Sigh

posted: Sat 9th Jun, 2007, categories: Uncategorized

So disgusted with today’s efforts.  So close, and yet so far.  I’m going to have to resaw all but a few pieces and start again.  Very discouraging.  Details tomorrow when I have the heart document them.

In other news, I had 2 visitors find my website via a Google search.  One poor soul from Rio de Janeiro (hi there!) was looking for "how to make cavities for inlay." Given that routing is my very worst skill (and I admit, competition is tough for that spot), mine is the last place they should be looking for help.  Now, if they’d searched on "how NOT to make cavities for inlay," they would’ve been exactly in the right place! emoticon

Project #6 begins

posted: Tue 5th Jun, 2007, categories: Uncategorized, Tools, Shell, & Supplies

Saturday I got out all my wood for project #6. I decided to make it all out of wood, and I’m hoping that’ll turn out to be a cool idea instead of a lame one. When I pulled my wood stock out of the box where it’s been neatly stored in the garage, I found that a piece of ebony had just up and split. I’m thinking our famed “dry heat” is probably the culprit, because it got to the yellowheart, too. It split in my hand when I picked it up. You can see that it’s intact in the first photo. I brought the rest into the house, where we’re running the swamp cooler 24/7 now (it was 106 today!), and that should keep it adequately hydrated to avoid more splitting. It makes my guitars happy, anyway.
Wood.
The ebony wasn't the only victim of dryness.

The split piece was just the size I needed for all the yellow pieces anyway, so it was no hardship. I got my patterns glued on with white glue and watered my plants, washed our long-neglected bicycles so we could use them, and fixed a broken lawn chair while I waited for it to dry. I originally had planned to put this into the same ebony stock I did the last one in, but since all the wood stock is 1/8”, that would’ve been a little too thin. So I picked up a length of 1/2” cocobolo to use as a ground, and cut off an appropriate length with my circular saw.
On the left is the cocobolo ground I'll inlay the rest.

Having rushed into sawing and sanding and who knows what else before glue was dry in the past, skirting the edge of heatstroke from being out in the hot garage that long, and having a birthday doings to go to, I let them be for the night, planning to saw the next day.

Everything was set for sawing.
Stacked and ready to saw.

I discovered immediately that I wouldn’t be able to saw the small pieces out of the very long and unwieldy pieces of wood I had, so I had to cut them down.

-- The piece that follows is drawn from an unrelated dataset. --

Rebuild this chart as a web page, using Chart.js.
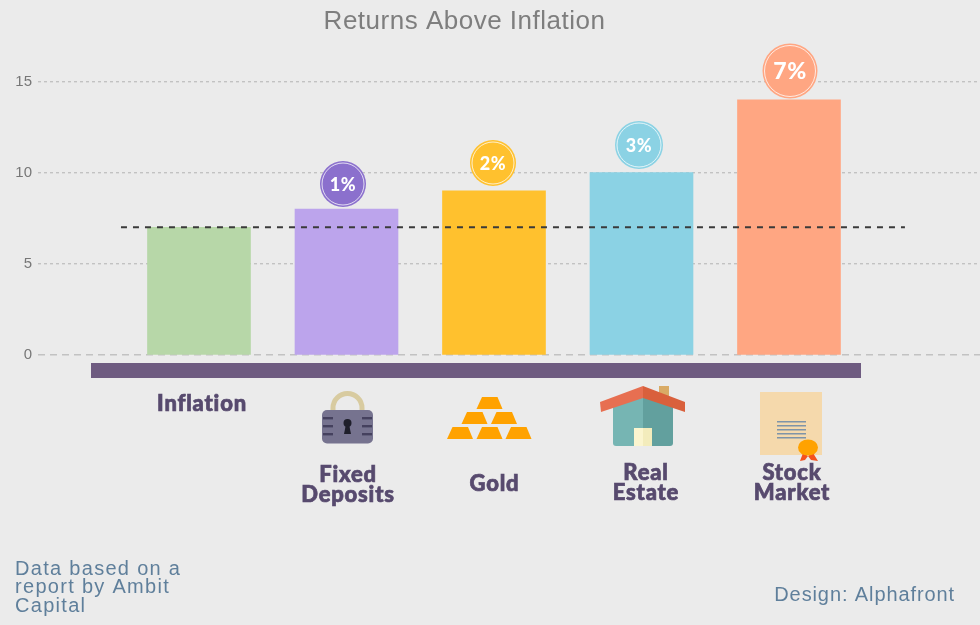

That process was a bit sketchy, as my saws were only 3” deep, and while they could cut across with no problem, trying to salvage large stretches of wood along the grain by sawing in that direction wasn’t very successful.
Pieces are too big for direct sawing; I have to cut them down to size first.

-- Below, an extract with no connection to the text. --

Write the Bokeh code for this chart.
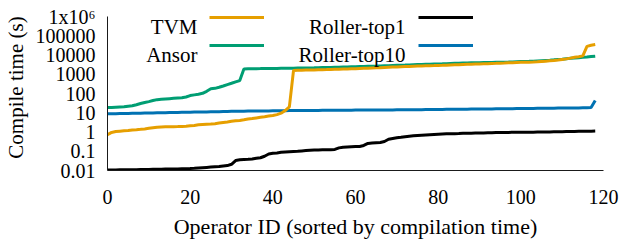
from bokeh.plotting import figure
from bokeh.models import FixedTicker, Legend, LegendItem, ColumnDataSource, Range1d, Label
from bokeh.embed import file_html
from bokeh.resources import INLINE

operator_id = list(range(119))

tvm = [0.72, 0.95, 1.05, 1.1, 1.15, 1.2, 1.28, 1.32, 1.38, 1.45,
       1.55, 1.65, 1.75, 1.8, 1.85, 1.88, 1.9, 1.92, 1.95, 2.0,
       2.1, 2.2, 2.35, 2.45, 2.55, 2.6, 2.7, 2.9, 3.1, 3.3,
       3.6, 3.8, 4.0, 4.3, 4.7, 5.0, 5.4, 5.8, 6.2, 6.7,
       7.2, 8.0, 9.5, 13, 20, 1550, 1600, 1620, 1640, 1660,
       1680, 1700, 1720, 1740, 1770, 1800, 1830, 1860, 1890, 1920,
       1950, 1990, 2030, 2070, 2110, 2150, 2200, 2250, 2300, 2350,
       2400, 2450, 2500, 2550, 2600, 2650, 2700, 2750, 2800, 2820,
       2850, 2900, 2960, 3020, 3080, 3140, 3200, 3260, 3320, 3380,
       3440, 3500, 3560, 3620, 3680, 3750, 3820, 3900, 3980, 4060,
       4140, 4200, 4260, 4300, 4400, 4600, 4800, 5000, 5200, 5500,
       5900, 6300, 6900, 7600, 8200, 9000, 28000, 32000, 35000]

ansor = [19, 19, 19.5, 20, 20.5, 22, 23, 26, 30, 34,
         38, 43, 48, 50, 52, 54, 56, 58, 60, 66,
         78, 85, 92, 102, 130, 175, 185, 210, 245, 290,
         340, 400, 470, 1900, 1920, 1930, 1950, 1960, 1980, 1990,
         2000, 2010, 2030, 2050, 2060, 2080, 2100, 2110, 2120, 2140,
         2150, 2180, 2210, 2240, 2270, 2300, 2330, 2360, 2390, 2420,
         2450, 2490, 2530, 2570, 2610, 2650, 2700, 2750, 2800, 2850,
         2900, 2950, 3000, 3060, 3120, 3180, 3240, 3300, 3350, 3400,
         3450, 3500, 3560, 3620, 3680, 3740, 3800, 3860, 3920, 3960,
         4000, 4040, 4080, 4120, 4160, 4200, 4250, 4300, 4380, 4460,
         4540, 4620, 4700, 4800, 4950, 5100, 5250, 5400, 5600, 5850,
         6100, 6400, 6700, 7000, 7300, 7600, 7900, 8300, 8700]

roller_top1 = [0.0105, 0.0106, 0.0107, 0.0108, 0.0109, 0.011, 0.011, 0.0111, 0.0112, 0.0113,
               0.0114, 0.0115, 0.0116, 0.0117, 0.0118, 0.0119, 0.012, 0.0121, 0.0123, 0.0125,
               0.0127, 0.013, 0.0135, 0.014, 0.0145, 0.015, 0.0155, 0.016, 0.017, 0.018,
               0.021, 0.033, 0.036, 0.037, 0.038, 0.04, 0.043, 0.046, 0.055, 0.072,
               0.078, 0.082, 0.088, 0.091, 0.094, 0.097, 0.1, 0.104, 0.108, 0.112,
               0.115, 0.117, 0.118, 0.119, 0.12, 0.125, 0.15, 0.162, 0.166, 0.17,
               0.174, 0.178, 0.2, 0.255, 0.265, 0.275, 0.285, 0.32, 0.42, 0.46,
               0.5, 0.53, 0.57, 0.6, 0.63, 0.66, 0.68, 0.7, 0.72, 0.74,
               0.76, 0.78, 0.8, 0.81, 0.82, 0.83, 0.85, 0.86, 0.87, 0.88,
               0.89, 0.9, 0.91, 0.92, 0.93, 0.94, 0.95, 0.955, 0.96, 0.965,
               0.97, 0.975, 0.98, 0.985, 0.99, 0.995, 1.0, 1.01, 1.02, 1.03,
               1.04, 1.05, 1.06, 1.07, 1.08, 1.09, 1.1, 1.1, 1.12]

roller_top10 = [8.8, 8.9, 9.0, 9.1, 9.1, 9.2, 9.3, 9.4, 9.5, 9.6,
                9.7, 9.8, 9.9, 10.0, 10.1, 10.2, 10.3, 10.4, 10.5, 10.6,
                10.7, 10.8, 10.9, 11.0, 11.1, 11.2, 11.3, 11.4, 11.5, 11.6,
                11.8, 11.9, 12.0, 12.1, 12.2, 12.2, 12.3, 12.4, 12.5, 12.5,
                12.6, 12.7, 12.8, 12.8, 12.9, 12.9, 13.0, 13.0, 13.1, 13.1,
                13.2, 13.2, 13.3, 13.3, 13.4, 13.4, 13.5, 13.5, 13.6, 13.6,
                13.7, 13.7, 13.8, 13.8, 13.9, 13.9, 14.0, 14.0, 14.1, 14.1,
                14.2, 14.2, 14.3, 14.3, 14.4, 14.5, 14.5, 14.6, 14.7, 14.8,
                14.8, 14.9, 15.0, 15.1, 15.1, 15.2, 15.3, 15.4, 15.5, 15.5,
                15.6, 15.7, 15.8, 15.8, 15.9, 16.0, 16.1, 16.2, 16.3, 16.4,
                16.5, 16.6, 16.7, 16.8, 16.9, 17.0, 17.1, 17.2, 17.3, 17.4,
                17.5, 17.6, 17.7, 17.8, 17.9, 18.0, 18.1, 18.5, 43]

x_ticks = [0, 20, 40, 60, 80, 100, 120]
y_ticks = [0.01, 0.1, 1, 10, 100, 1000, 10000, 100000, 1000000]
y_tick_labels = ["0.01", "0.1", "1", "10", "100", "1000", "10000", "100000", "1x10\u2076"]

FONT = "'Liberation Serif', 'Times New Roman', serif"

# layout: 19.25 px per decade, frame extended 12 px above the top tick so that
# the legend texts (which overhang the top tick) are not clipped
PX_PER_DECADE = 19.25
EXTRA_TOP_PX = 12
y_max = y_ticks[-1] * 10 ** (EXTRA_TOP_PX / PX_PER_DECADE)

src = ColumnDataSource(dict(x=operator_id, tvm=tvm, ansor=ansor,
                            top1=roller_top1, top10=roller_top10))

p = figure(width=623, height=246, y_axis_type="log",
           x_range=Range1d(x_ticks[0], x_ticks[-1]), y_range=Range1d(y_ticks[0], y_max),
           output_backend="svg", toolbar_location=None,
           min_border_left=107, min_border_right=20,
           min_border_top=16 - EXTRA_TOP_PX, min_border_bottom=76)
p.outline_line_color = None
p.xgrid.visible = False
p.ygrid.visible = False
p.background_fill_color = "white"
p.border_fill_color = "white"

r_top10 = p.line("x", "top10", source=src, line_color="#0072B2", line_width=3)
r_ansor = p.line("x", "ansor", source=src, line_color="#009E73", line_width=3)
r_top1 = p.line("x", "top1", source=src, line_color="#000000", line_width=3)
r_tvm = p.line("x", "tvm", source=src, line_color="#E69F00", line_width=3)

xa = p.xaxis[0]
ya = p.yaxis[0]
xa.ticker = FixedTicker(ticks=x_ticks)
ya.ticker = FixedTicker(ticks=y_ticks)
ya.bounds = (y_ticks[0], y_ticks[-1])
ya.major_label_overrides = {float(v): s for v, s in zip(y_ticks, y_tick_labels)}
for ax in (xa, ya):
    ax.major_tick_line_color = None
    ax.minor_tick_line_color = None
    ax.major_tick_out = 0
    ax.major_tick_in = 0
    ax.minor_tick_out = 0
    ax.minor_tick_in = 0
    ax.axis_line_color = "#1a1a1a"
    ax.axis_line_width = 1
    ax.major_label_text_font = FONT
    ax.major_label_text_font_size = "20px"
    ax.major_label_text_color = "black"
    ax.axis_label_text_font = FONT
    ax.axis_label_text_font_style = "normal"
    ax.axis_label_text_color = "black"

xa.axis_label = "Operator ID (sorted by compilation time)"
ya.axis_label = "Compile time (s)"
xa.axis_label_text_font_size = "22px"
ya.axis_label_text_font_size = "21px"
ya.major_label_standoff = 12
ya.axis_label_standoff = 5
xa.major_label_standoff = 19
xa.axis_label_standoff = 7

legend_style = dict(orientation="vertical", glyph_width=55, glyph_height=20,
                    label_height=20, label_width=0, label_standoff=0,
                    spacing=0, padding=0, margin=0,
                    border_line_color=None, background_fill_alpha=0,
                    label_text_font_size="1px")

names = ["TVM", "Ansor", "Roller-top1", "Roller-top10"]
renderers = [r_tvm, r_ansor, r_top1, r_top10]
glyph_x = [102, 102, 311, 311]
row_y = [143, 115, 143, 115]
text_x = [90, 90, 298, 298]
text_y = [143.5, 115.5, 143.5, 115.5]

for name, r, gx, ry, tx, ty in zip(names, renderers, glyph_x, row_y, text_x, text_y):
    leg = Legend(items=[LegendItem(label=" ", renderers=[r])],
                 location=(gx, ry), **legend_style)
    p.add_layout(leg)
    p.add_layout(Label(x=tx, y=ty, x_units="screen", y_units="screen", text=name,
                       text_align="right", text_baseline="alphabetic",
                       text_font=FONT, text_font_size="21px", text_color="black"))

open("out.html", "w").write(file_html(p, INLINE))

The sawing was pretty easy, although some pieces gave me trouble, or maybe the blade was getting too warm, as it seemed to bind. I don’t know if it was me or the wood grain. It was interesting to see the different properties of the wood. Ebony and padauk produce more sawdust than the other woods. So much so that I had to put the vacuum on and keep it on the padauk just to see what I was doing; the usual blower from the aquarium pump just wasn’t cutting it.

Of course, that added a new level of difficulty, as I sucked nearly finished pieces into the shop vac because I got too close. So I had to dig them out of it. Fortunately, that was pretty easily done. And hey, there’s the pencil I was looking for! P6030092

I got most of it done, but I was getting tired, and decided to leave the most complicated pieces for the next time. Getting the fingers to line up with the space I’ve cut in piece #3 will be tricky, as will the face bits. I also need to redo the center of the sun. I’d had this idea to split it into 2 parts, also orange and yellow, in a vague kind of yin/yang symbol, but as you can see, my sawing wasn’t up to snuff and there’s a gap. I think I’ll just do a plain circle this time. I’m looking forward to working on it this coming weekend. It’s challenging, but I still find it satisfying on so many levels.
Saved the hardest for last, and need to redo the center.

Plans

posted: Sat 2nd Jun, 2007, categories: Uncategorized

It’s Saturday morning, the day is mine, and there will, at the very least, be gluing today.  I think there’s a very strong possibility that I will do this entire design in wood–no shell.  This will solve the balance problem I was concerned about with doing both, but not having them well-integrated in the design.  Should be interesting.  Because the wood itself is so thick compared to shell, I don’t think I’ll be doing it in the headstock veneer as I’d intended, but I picked up a nice thick piece of cocobolo that’ll probably work.  We shall see.